→ WHAT YOU SHOULD DO:
Write out each entry again. Keep every word exactly as it is.

-----

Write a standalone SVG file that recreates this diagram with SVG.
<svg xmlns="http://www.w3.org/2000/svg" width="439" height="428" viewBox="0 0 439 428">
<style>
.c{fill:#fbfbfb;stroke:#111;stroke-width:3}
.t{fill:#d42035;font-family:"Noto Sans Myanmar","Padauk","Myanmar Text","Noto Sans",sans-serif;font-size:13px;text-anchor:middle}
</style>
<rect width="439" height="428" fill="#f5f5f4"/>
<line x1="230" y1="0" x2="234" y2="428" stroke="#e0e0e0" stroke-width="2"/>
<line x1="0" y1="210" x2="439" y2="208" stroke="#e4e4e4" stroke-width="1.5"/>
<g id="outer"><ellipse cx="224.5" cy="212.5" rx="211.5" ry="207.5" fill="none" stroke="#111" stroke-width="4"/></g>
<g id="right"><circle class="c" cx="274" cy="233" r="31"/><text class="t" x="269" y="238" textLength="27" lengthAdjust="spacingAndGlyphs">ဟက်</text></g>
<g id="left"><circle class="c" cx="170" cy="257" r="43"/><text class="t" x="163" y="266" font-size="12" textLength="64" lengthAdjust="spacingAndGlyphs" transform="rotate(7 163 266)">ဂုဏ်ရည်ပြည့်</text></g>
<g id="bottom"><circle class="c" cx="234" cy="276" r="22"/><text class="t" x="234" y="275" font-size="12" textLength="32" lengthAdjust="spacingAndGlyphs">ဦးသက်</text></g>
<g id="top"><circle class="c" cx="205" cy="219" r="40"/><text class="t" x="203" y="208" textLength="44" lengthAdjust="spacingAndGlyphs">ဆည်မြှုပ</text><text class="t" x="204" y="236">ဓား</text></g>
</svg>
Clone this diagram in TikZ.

-----

→ SOLUTION TO THIS EXERCISE:
Write a standalone SVG file that recreates this diagram with SVG.
<svg xmlns="http://www.w3.org/2000/svg" width="439" height="428" viewBox="0 0 439 428">
<style>
.c{fill:#fbfbfb;stroke:#111;stroke-width:3}
.t{fill:#d42035;font-family:"Noto Sans Myanmar","Padauk","Myanmar Text","Noto Sans",sans-serif;font-size:13px;text-anchor:middle}
</style>
<rect width="439" height="428" fill="#f5f5f4"/>
<line x1="230" y1="0" x2="234" y2="428" stroke="#e0e0e0" stroke-width="2"/>
<line x1="0" y1="210" x2="439" y2="208" stroke="#e4e4e4" stroke-width="1.5"/>
<g id="outer"><ellipse cx="224.5" cy="212.5" rx="211.5" ry="207.5" fill="none" stroke="#111" stroke-width="4"/></g>
<g id="right"><circle class="c" cx="274" cy="233" r="31"/><text class="t" x="269" y="238" textLength="27" lengthAdjust="spacingAndGlyphs">ဟက်</text></g>
<g id="left"><circle class="c" cx="170" cy="257" r="43"/><text class="t" x="163" y="266" font-size="12" textLength="64" lengthAdjust="spacingAndGlyphs" transform="rotate(7 163 266)">ဂုဏ်ရည်ပြည့်</text></g>
<g id="bottom"><circle class="c" cx="234" cy="276" r="22"/><text class="t" x="234" y="275" font-size="12" textLength="32" lengthAdjust="spacingAndGlyphs">ဦးသက်</text></g>
<g id="top"><circle class="c" cx="205" cy="219" r="40"/><text class="t" x="203" y="208" textLength="44" lengthAdjust="spacingAndGlyphs">ဆည်မြှုပ</text><text class="t" x="204" y="236">ဓား</text></g>
</svg>
Clone this diagram in TikZ.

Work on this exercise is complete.